** Recorded information **
++++++++
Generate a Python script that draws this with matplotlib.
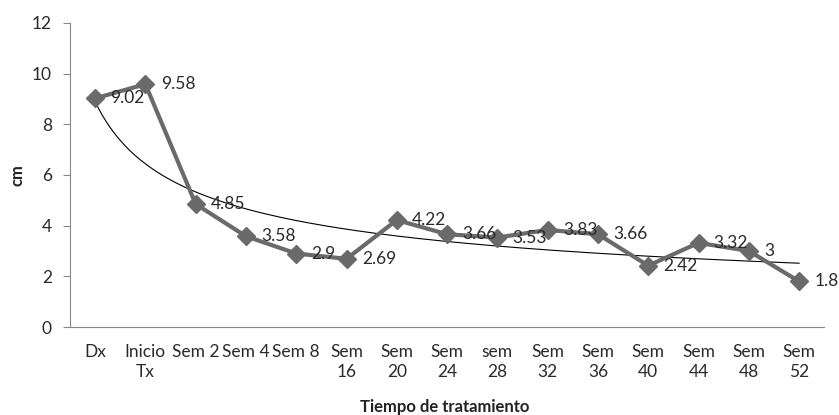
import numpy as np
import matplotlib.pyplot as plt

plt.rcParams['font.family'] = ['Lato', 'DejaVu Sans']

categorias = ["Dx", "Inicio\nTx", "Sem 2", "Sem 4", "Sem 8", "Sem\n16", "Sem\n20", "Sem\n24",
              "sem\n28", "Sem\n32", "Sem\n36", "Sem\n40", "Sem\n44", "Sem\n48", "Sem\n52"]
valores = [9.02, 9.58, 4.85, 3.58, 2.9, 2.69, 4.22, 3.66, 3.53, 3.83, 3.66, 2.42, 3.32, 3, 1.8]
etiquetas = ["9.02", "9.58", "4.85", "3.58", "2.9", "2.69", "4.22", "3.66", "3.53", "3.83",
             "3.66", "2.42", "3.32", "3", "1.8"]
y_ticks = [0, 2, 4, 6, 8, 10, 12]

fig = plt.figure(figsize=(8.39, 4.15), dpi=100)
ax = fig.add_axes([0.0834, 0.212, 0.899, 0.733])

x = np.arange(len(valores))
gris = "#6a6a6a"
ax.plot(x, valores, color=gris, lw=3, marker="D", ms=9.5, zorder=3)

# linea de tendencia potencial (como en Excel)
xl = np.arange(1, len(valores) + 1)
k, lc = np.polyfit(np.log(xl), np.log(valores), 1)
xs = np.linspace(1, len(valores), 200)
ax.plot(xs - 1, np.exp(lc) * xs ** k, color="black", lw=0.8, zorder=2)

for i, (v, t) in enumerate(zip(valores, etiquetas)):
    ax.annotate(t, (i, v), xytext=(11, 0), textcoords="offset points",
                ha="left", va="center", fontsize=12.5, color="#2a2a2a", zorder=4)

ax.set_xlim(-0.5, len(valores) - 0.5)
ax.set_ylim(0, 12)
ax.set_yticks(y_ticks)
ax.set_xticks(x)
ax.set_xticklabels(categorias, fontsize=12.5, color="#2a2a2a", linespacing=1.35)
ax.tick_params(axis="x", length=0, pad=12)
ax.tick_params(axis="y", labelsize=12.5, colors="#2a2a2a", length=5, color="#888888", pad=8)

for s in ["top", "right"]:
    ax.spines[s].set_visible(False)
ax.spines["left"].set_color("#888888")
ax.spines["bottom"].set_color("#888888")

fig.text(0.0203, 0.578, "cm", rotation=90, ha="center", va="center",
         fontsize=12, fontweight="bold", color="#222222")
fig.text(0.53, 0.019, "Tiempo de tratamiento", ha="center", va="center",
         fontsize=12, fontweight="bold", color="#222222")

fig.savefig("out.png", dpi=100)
++++++++
From the first line above down to the line with "y_ticks = [0, 2, 4, 6, 8, 10, 12]", reproduce every line and no others, omitting pictures.

Generate a Python script that draws this with matplotlib.
import numpy as np
import matplotlib.pyplot as plt

plt.rcParams['font.family'] = ['Lato', 'DejaVu Sans']

categorias = ["Dx", "Inicio\nTx", "Sem 2", "Sem 4", "Sem 8", "Sem\n16", "Sem\n20", "Sem\n24",
              "sem\n28", "Sem\n32", "Sem\n36", "Sem\n40", "Sem\n44", "Sem\n48", "Sem\n52"]
valores = [9.02, 9.58, 4.85, 3.58, 2.9, 2.69, 4.22, 3.66, 3.53, 3.83, 3.66, 2.42, 3.32, 3, 1.8]
etiquetas = ["9.02", "9.58", "4.85", "3.58", "2.9", "2.69", "4.22", "3.66", "3.53", "3.83",
             "3.66", "2.42", "3.32", "3", "1.8"]
y_ticks = [0, 2, 4, 6, 8, 10, 12]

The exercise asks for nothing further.